Write out all of the lines below, exactly and completely.

--*--

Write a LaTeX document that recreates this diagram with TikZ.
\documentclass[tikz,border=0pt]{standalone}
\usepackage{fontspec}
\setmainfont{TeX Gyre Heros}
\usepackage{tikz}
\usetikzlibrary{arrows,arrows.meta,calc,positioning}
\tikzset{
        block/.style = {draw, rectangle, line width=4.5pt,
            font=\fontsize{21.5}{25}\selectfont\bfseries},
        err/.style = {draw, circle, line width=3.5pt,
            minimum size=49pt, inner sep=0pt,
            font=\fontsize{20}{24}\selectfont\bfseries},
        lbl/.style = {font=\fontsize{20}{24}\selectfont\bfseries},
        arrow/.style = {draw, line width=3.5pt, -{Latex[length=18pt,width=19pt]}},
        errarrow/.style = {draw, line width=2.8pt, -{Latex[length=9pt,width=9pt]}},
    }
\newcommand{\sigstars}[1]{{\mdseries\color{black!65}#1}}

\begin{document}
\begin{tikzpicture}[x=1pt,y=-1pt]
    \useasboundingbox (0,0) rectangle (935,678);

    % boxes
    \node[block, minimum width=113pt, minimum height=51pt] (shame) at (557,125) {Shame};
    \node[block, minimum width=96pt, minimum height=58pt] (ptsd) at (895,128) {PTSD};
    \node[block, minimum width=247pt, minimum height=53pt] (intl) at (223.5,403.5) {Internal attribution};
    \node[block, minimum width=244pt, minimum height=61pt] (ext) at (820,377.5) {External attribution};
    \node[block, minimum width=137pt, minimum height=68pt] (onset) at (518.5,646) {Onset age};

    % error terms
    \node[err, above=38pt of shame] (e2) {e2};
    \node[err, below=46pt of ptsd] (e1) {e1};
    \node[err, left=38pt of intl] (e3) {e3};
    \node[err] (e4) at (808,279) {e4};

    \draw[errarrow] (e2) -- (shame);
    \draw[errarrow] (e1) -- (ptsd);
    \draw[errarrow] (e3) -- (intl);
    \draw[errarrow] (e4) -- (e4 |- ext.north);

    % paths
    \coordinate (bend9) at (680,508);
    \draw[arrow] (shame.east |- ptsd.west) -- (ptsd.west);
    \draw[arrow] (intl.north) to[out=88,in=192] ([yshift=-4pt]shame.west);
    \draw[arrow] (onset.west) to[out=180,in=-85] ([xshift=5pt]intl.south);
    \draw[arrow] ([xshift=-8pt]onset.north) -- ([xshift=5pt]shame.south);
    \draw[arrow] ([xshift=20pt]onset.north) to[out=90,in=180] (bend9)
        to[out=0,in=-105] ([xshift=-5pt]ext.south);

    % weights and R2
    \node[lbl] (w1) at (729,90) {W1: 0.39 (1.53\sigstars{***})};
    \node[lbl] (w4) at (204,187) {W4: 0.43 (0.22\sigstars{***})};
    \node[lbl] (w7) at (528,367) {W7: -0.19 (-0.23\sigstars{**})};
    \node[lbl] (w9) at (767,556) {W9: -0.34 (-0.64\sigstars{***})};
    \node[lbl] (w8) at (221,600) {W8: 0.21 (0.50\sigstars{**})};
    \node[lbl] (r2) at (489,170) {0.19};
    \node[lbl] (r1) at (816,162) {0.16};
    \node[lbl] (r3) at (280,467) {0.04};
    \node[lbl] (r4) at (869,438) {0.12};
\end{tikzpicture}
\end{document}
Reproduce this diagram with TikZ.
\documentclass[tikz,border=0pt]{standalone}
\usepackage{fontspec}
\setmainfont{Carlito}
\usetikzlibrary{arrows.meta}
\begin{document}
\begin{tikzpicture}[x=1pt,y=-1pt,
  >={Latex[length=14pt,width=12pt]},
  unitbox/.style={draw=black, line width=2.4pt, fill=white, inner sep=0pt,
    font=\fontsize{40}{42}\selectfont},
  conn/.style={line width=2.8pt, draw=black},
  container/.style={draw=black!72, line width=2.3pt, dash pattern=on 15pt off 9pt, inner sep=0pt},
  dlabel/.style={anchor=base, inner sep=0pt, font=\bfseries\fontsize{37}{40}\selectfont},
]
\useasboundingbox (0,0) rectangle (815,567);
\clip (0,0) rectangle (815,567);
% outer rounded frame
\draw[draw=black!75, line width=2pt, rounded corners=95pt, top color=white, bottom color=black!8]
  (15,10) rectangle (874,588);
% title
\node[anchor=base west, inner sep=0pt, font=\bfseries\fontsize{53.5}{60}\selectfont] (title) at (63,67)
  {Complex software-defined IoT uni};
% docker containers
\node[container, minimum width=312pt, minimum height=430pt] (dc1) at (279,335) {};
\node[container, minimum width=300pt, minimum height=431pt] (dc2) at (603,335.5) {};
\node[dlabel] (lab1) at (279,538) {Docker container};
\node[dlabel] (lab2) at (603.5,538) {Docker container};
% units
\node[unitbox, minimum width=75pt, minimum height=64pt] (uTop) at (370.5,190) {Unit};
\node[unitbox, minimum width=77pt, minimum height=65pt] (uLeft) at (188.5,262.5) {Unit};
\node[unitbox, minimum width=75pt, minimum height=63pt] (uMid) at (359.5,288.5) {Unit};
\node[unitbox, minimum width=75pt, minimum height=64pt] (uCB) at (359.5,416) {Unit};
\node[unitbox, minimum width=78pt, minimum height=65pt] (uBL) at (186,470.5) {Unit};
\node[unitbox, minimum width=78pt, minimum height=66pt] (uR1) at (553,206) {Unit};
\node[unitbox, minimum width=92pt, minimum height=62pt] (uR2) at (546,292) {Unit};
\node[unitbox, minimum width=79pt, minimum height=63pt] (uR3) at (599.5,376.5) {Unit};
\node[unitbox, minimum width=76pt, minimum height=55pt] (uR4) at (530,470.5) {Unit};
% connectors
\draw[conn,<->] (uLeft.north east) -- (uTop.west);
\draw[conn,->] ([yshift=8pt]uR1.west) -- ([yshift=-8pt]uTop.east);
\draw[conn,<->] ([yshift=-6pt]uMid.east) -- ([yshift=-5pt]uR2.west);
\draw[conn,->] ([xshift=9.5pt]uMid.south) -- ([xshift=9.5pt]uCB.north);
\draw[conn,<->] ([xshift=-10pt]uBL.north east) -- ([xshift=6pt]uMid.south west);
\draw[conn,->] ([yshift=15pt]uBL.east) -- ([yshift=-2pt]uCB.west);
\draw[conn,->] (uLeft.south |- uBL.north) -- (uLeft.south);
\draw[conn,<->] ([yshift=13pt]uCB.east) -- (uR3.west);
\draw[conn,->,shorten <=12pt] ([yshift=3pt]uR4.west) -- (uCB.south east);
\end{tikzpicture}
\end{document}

--*--

- [Answer for this exercise]
Write a LaTeX document that recreates this diagram with TikZ.
\documentclass[tikz,border=0pt]{standalone}
\usepackage{fontspec}
\setmainfont{TeX Gyre Heros}
\usepackage{tikz}
\usetikzlibrary{arrows,arrows.meta,calc,positioning}
\tikzset{
        block/.style = {draw, rectangle, line width=4.5pt,
            font=\fontsize{21.5}{25}\selectfont\bfseries},
        err/.style = {draw, circle, line width=3.5pt,
            minimum size=49pt, inner sep=0pt,
            font=\fontsize{20}{24}\selectfont\bfseries},
        lbl/.style = {font=\fontsize{20}{24}\selectfont\bfseries},
        arrow/.style = {draw, line width=3.5pt, -{Latex[length=18pt,width=19pt]}},
        errarrow/.style = {draw, line width=2.8pt, -{Latex[length=9pt,width=9pt]}},
    }
\newcommand{\sigstars}[1]{{\mdseries\color{black!65}#1}}

\begin{document}
\begin{tikzpicture}[x=1pt,y=-1pt]
    \useasboundingbox (0,0) rectangle (935,678);

    % boxes
    \node[block, minimum width=113pt, minimum height=51pt] (shame) at (557,125) {Shame};
    \node[block, minimum width=96pt, minimum height=58pt] (ptsd) at (895,128) {PTSD};
    \node[block, minimum width=247pt, minimum height=53pt] (intl) at (223.5,403.5) {Internal attribution};
    \node[block, minimum width=244pt, minimum height=61pt] (ext) at (820,377.5) {External attribution};
    \node[block, minimum width=137pt, minimum height=68pt] (onset) at (518.5,646) {Onset age};

    % error terms
    \node[err, above=38pt of shame] (e2) {e2};
    \node[err, below=46pt of ptsd] (e1) {e1};
    \node[err, left=38pt of intl] (e3) {e3};
    \node[err] (e4) at (808,279) {e4};

    \draw[errarrow] (e2) -- (shame);
    \draw[errarrow] (e1) -- (ptsd);
    \draw[errarrow] (e3) -- (intl);
    \draw[errarrow] (e4) -- (e4 |- ext.north);

    % paths
    \coordinate (bend9) at (680,508);
    \draw[arrow] (shame.east |- ptsd.west) -- (ptsd.west);
    \draw[arrow] (intl.north) to[out=88,in=192] ([yshift=-4pt]shame.west);
    \draw[arrow] (onset.west) to[out=180,in=-85] ([xshift=5pt]intl.south);
    \draw[arrow] ([xshift=-8pt]onset.north) -- ([xshift=5pt]shame.south);
    \draw[arrow] ([xshift=20pt]onset.north) to[out=90,in=180] (bend9)
        to[out=0,in=-105] ([xshift=-5pt]ext.south);

    % weights and R2
    \node[lbl] (w1) at (729,90) {W1: 0.39 (1.53\sigstars{***})};
    \node[lbl] (w4) at (204,187) {W4: 0.43 (0.22\sigstars{***})};
    \node[lbl] (w7) at (528,367) {W7: -0.19 (-0.23\sigstars{**})};
    \node[lbl] (w9) at (767,556) {W9: -0.34 (-0.64\sigstars{***})};
    \node[lbl] (w8) at (221,600) {W8: 0.21 (0.50\sigstars{**})};
    \node[lbl] (r2) at (489,170) {0.19};
    \node[lbl] (r1) at (816,162) {0.16};
    \node[lbl] (r3) at (280,467) {0.04};
    \node[lbl] (r4) at (869,438) {0.12};
\end{tikzpicture}
\end{document}
Reproduce this diagram with TikZ.
\documentclass[tikz,border=0pt]{standalone}
\usepackage{fontspec}
\setmainfont{Carlito}
\usetikzlibrary{arrows.meta}
\begin{document}
\begin{tikzpicture}[x=1pt,y=-1pt,
  >={Latex[length=14pt,width=12pt]},
  unitbox/.style={draw=black, line width=2.4pt, fill=white, inner sep=0pt,
    font=\fontsize{40}{42}\selectfont},
  conn/.style={line width=2.8pt, draw=black},
  container/.style={draw=black!72, line width=2.3pt, dash pattern=on 15pt off 9pt, inner sep=0pt},
  dlabel/.style={anchor=base, inner sep=0pt, font=\bfseries\fontsize{37}{40}\selectfont},
]
\useasboundingbox (0,0) rectangle (815,567);
\clip (0,0) rectangle (815,567);
% outer rounded frame
\draw[draw=black!75, line width=2pt, rounded corners=95pt, top color=white, bottom color=black!8]
  (15,10) rectangle (874,588);
% title
\node[anchor=base west, inner sep=0pt, font=\bfseries\fontsize{53.5}{60}\selectfont] (title) at (63,67)
  {Complex software-defined IoT uni};
% docker containers
\node[container, minimum width=312pt, minimum height=430pt] (dc1) at (279,335) {};
\node[container, minimum width=300pt, minimum height=431pt] (dc2) at (603,335.5) {};
\node[dlabel] (lab1) at (279,538) {Docker container};
\node[dlabel] (lab2) at (603.5,538) {Docker container};
% units
\node[unitbox, minimum width=75pt, minimum height=64pt] (uTop) at (370.5,190) {Unit};
\node[unitbox, minimum width=77pt, minimum height=65pt] (uLeft) at (188.5,262.5) {Unit};
\node[unitbox, minimum width=75pt, minimum height=63pt] (uMid) at (359.5,288.5) {Unit};
\node[unitbox, minimum width=75pt, minimum height=64pt] (uCB) at (359.5,416) {Unit};
\node[unitbox, minimum width=78pt, minimum height=65pt] (uBL) at (186,470.5) {Unit};
\node[unitbox, minimum width=78pt, minimum height=66pt] (uR1) at (553,206) {Unit};
\node[unitbox, minimum width=92pt, minimum height=62pt] (uR2) at (546,292) {Unit};
\node[unitbox, minimum width=79pt, minimum height=63pt] (uR3) at (599.5,376.5) {Unit};
\node[unitbox, minimum width=76pt, minimum height=55pt] (uR4) at (530,470.5) {Unit};
% connectors
\draw[conn,<->] (uLeft.north east) -- (uTop.west);
\draw[conn,->] ([yshift=8pt]uR1.west) -- ([yshift=-8pt]uTop.east);
\draw[conn,<->] ([yshift=-6pt]uMid.east) -- ([yshift=-5pt]uR2.west);
\draw[conn,->] ([xshift=9.5pt]uMid.south) -- ([xshift=9.5pt]uCB.north);
\draw[conn,<->] ([xshift=-10pt]uBL.north east) -- ([xshift=6pt]uMid.south west);
\draw[conn,->] ([yshift=15pt]uBL.east) -- ([yshift=-2pt]uCB.west);
\draw[conn,->] (uLeft.south |- uBL.north) -- (uLeft.south);
\draw[conn,<->] ([yshift=13pt]uCB.east) -- (uR3.west);
\draw[conn,->,shorten <=12pt] ([yshift=3pt]uR4.west) -- (uCB.south east);
\end{tikzpicture}
\end{document}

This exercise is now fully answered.